The tension between the UNAM's two goals - quality and equality - emerged in the 1960s, when a massive student movement began demanding changes in what it saw as elitist political and educational systems.

On Oct. 2, 1968, police and army opened fire on thousands of students at a protest march, killing several hundred. But not long after the massacre, the government took surprising steps to shape a ``university of the masses'' similar to the one the students had demanded.

Government resources flowed into the UNAM. The student population tripled in 12 years. And ``the nation's alma mater'' finally accepted everyone from the president's son to the children of day laborers.

But the boom was too explosive to control, creating some ugly side effects: a bloated bureaucracy, a corrupt workers' union, an unqualified faculty, and an ill-prepared student body.

According to a university-backed study published two years ago, less than 8 percent of the students admitted to the UNAM system passed the entrance examination. The reason: UNAM-affiliated high schools entitled most of them to an ``automatic pass,'' regardless of their competence.

Once enrolled, only one-fourth of all undergraduates earn a degree, taking an average of eight years to complete their studies, the study found. Because of overcrowding, students often find themselves sitting on the floors in their classrooms, straining to hear the professor.

Among the 29,000 faculty members themselves, only 30 percent have postgraduate degrees, and 10 percent have no degree at all. Faculty salaries have dropped 70 percent over the past eight years, forcing 90 percent of the professors to find second jobs and neglect their UNAM teaching duties.

One leading political-science professor, for example, earns $530 a month today compared with $1,700 a month when he was a beginning instructor in 1978. ``I can't afford to put all my energy into the UNAM,'' he says.

Such conditions make it difficult to keep quality teachers from leaving for more lucrative spots in the government, the private sector, and abroad.

To combat this ``brain drain,'' some departments have begun competing for nongovernmental funding for the first time in the university's history. The School of Philosophy and Letters, for example, has been able to match its $1.2 million budget with grants from other countries and foundations, according to Arturo Azuela, the school's dean.

The UNAM's new president, biologist Jose Sarukhan Kermez, has promised to ``academicize'' the campus by improving teaching standards. His fledgling ``Academic Leadership'' program has focused mainly on giving monetary awards and incentives to promising young professors.
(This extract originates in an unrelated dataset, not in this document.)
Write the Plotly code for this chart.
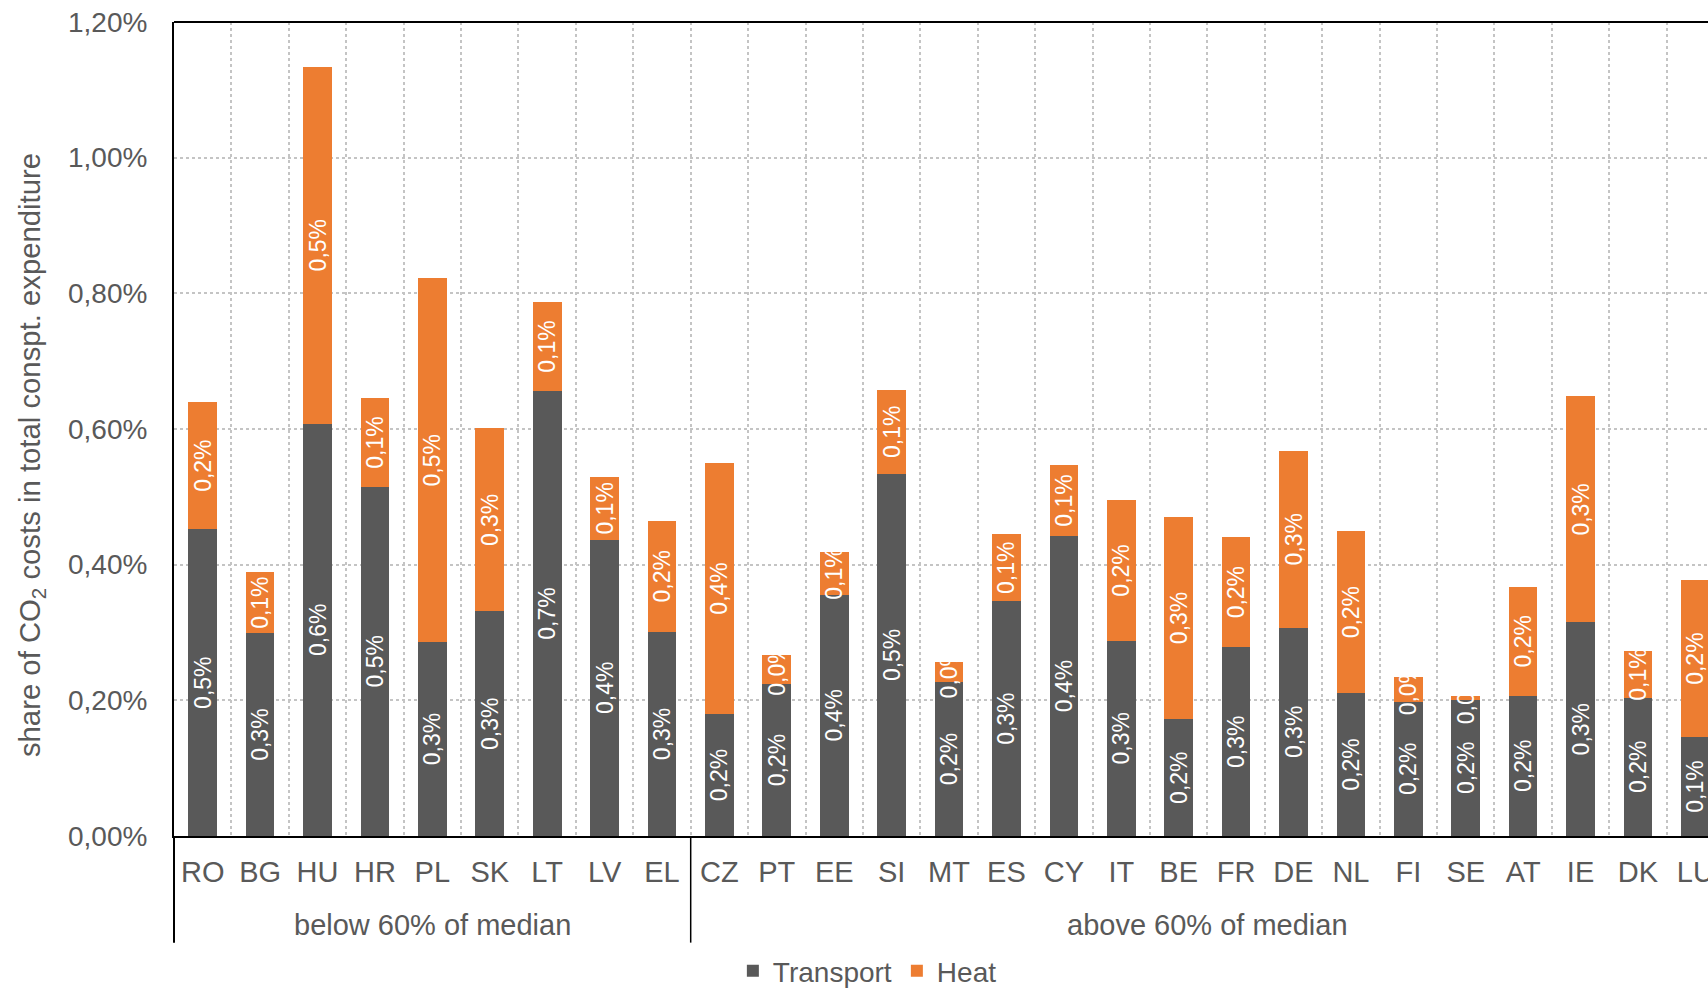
import plotly.graph_objects as go

# Share of CO2 costs in total consumption expenditure, in percent
countries = ["RO", "BG", "HU", "HR", "PL", "SK", "LT", "LV", "EL",
             "CZ", "PT", "EE", "SI", "MT", "ES", "CY", "IT", "BE", "FR",
             "DE", "NL", "FI", "SE", "AT", "IE", "DK", "LU"]
transport = [0.452, 0.299, 0.608, 0.515, 0.286, 0.331, 0.656, 0.437, 0.301,
             0.180, 0.224, 0.356, 0.534, 0.227, 0.346, 0.442, 0.288, 0.172, 0.278,
             0.307, 0.211, 0.198, 0.201, 0.207, 0.315, 0.204, 0.146]
heat = [0.188, 0.090, 0.526, 0.130, 0.536, 0.270, 0.131, 0.092, 0.164,
        0.370, 0.043, 0.062, 0.124, 0.029, 0.099, 0.105, 0.207, 0.299, 0.163,
        0.261, 0.238, 0.037, 0.005, 0.160, 0.333, 0.068, 0.231]
# income groups: (label, first index, last index)
groups = [("below 60% of median", 0, 8), ("above 60% of median", 9, 26)]
y_ticks = [0.0, 0.2, 0.4, 0.6, 0.8, 1.0, 1.2]

FONT = "Liberation Sans, Arial, sans-serif"
GREY_TEXT = "#595959"
GRID = "#c4c4c4"


def pct_label(v, decimals=1):
    return f"{v:.{decimals}f}".replace(".", ",") + "%"


fig = go.Figure()
for name, vals, color in [("Transport", transport, "#595959"),
                          ("Heat", heat, "#ED7D31")]:
    fig.add_trace(go.Bar(
        name=name,
        x=countries,
        y=vals,
        marker=dict(color=color, line=dict(width=0)),
        text=[pct_label(v) for v in vals],
        textposition="inside",
        insidetextanchor="middle",
        textangle=-90,
        constraintext="none",
        insidetextfont=dict(color="white", size=23, family=FONT),
        cliponaxis=True,
        hoverinfo="x+y+name",
    ))

# plot frame: top border and group separators below the category axis
shapes = [dict(type="line", xref="paper", yref="paper", x0=0, x1=1, y0=1, y1=1,
               line=dict(color="black", width=2))]
shapes.append(dict(type="line", xref="paper", yref="paper", x0=0, x1=0,
                   y0=0, y1=-0.131, line=dict(color="black", width=2)))
for _, start, end in groups[1:]:
    shapes.append(dict(type="line", xref="x", yref="paper",
                       x0=start - 0.5, x1=start - 0.5, y0=0, y1=-0.131,
                       line=dict(color="black", width=1.5)))

annotations = [dict(
    text="share of CO<sub>2</sub> costs in total conspt. expenditure",
    textangle=-90, xref="paper", yref="paper", x=-0.0932, y=0.468,
    xanchor="center", yanchor="middle", showarrow=False,
    font=dict(size=29.3, color=GREY_TEXT, family=FONT))]
for label, start, end in groups:
    annotations.append(dict(
        text=label, xref="x", yref="paper", x=(start + end) / 2, y=-0.109,
        xanchor="center", yanchor="middle", showarrow=False,
        font=dict(size=29, color=GREY_TEXT, family=FONT)))

fig.update_layout(
    width=1708, height=992, autosize=False,
    margin=dict(l=174, r=0, t=22, b=156, pad=0, autoexpand=False),
    barmode="stack", bargap=0.5,
    separators=",.",
    plot_bgcolor="white", paper_bgcolor="white",
    font=dict(family=FONT, color=GREY_TEXT),
    showlegend=True,
    legend=dict(orientation="h", x=0.452, xanchor="center",
                y=-0.166, yanchor="middle", font=dict(size=28, color=GREY_TEXT),
                traceorder="normal", bgcolor="rgba(0,0,0,0)"),
    shapes=shapes,
    annotations=annotations,
)
fig.update_xaxes(
    type="category", range=[-0.5, 26.22], tickson="boundaries",
    showgrid=True, gridcolor=GRID, griddash="dot", gridwidth=1.5,
    showline=True, linecolor="black", linewidth=2,
    ticks="", tickfont=dict(size=29, color=GREY_TEXT), ticklabelstandoff=9,
    automargin=False, fixedrange=True,
)
fig.update_yaxes(
    range=[0, 1.2], tickvals=y_ticks,
    ticktext=[pct_label(v, 2) for v in y_ticks],
    showgrid=True, gridcolor=GRID, griddash="dot", gridwidth=1.5,
    zeroline=False, showline=True, linecolor="black", linewidth=2,
    ticks="", tickfont=dict(size=28, color=GREY_TEXT), ticklabelstandoff=19,
    automargin=False, fixedrange=True,
)

fig.write_html("out.html")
``The problem is that this university was subjected to a growth that didn't have the correlative planning and teacher development,'' says David Pantoja, a top aide to Mr. Sarukhan. ``Even if you put all your money into the university, there are limits to its growth,'' he says. ``You can't make a professor overnight. It takes time, like a fine English pastry.''

Critics say turning the university around will take more than time and money - but more rigorous academic discipline as well. At present, few requirements exist. Mr. Guevara, for example, says that in his 20 years of teaching, nobody has ever evaluated the content of his classes.

``The absolute excess of freedom is doing grave damage to the UNAM,'' says Guevara, noting that it has led to dogmatism in some departments and anarchy in others. ``Better salaries are a necessary condition, but they aren't sufficient. To give more money without any orientation or evaluation would only contribute to this academic corruption.''

But until the UNAM can combine this focus with more funds, critics say, it will remain a place where thousands of students like Javier Lopez tread water, waiting out an uncertain future.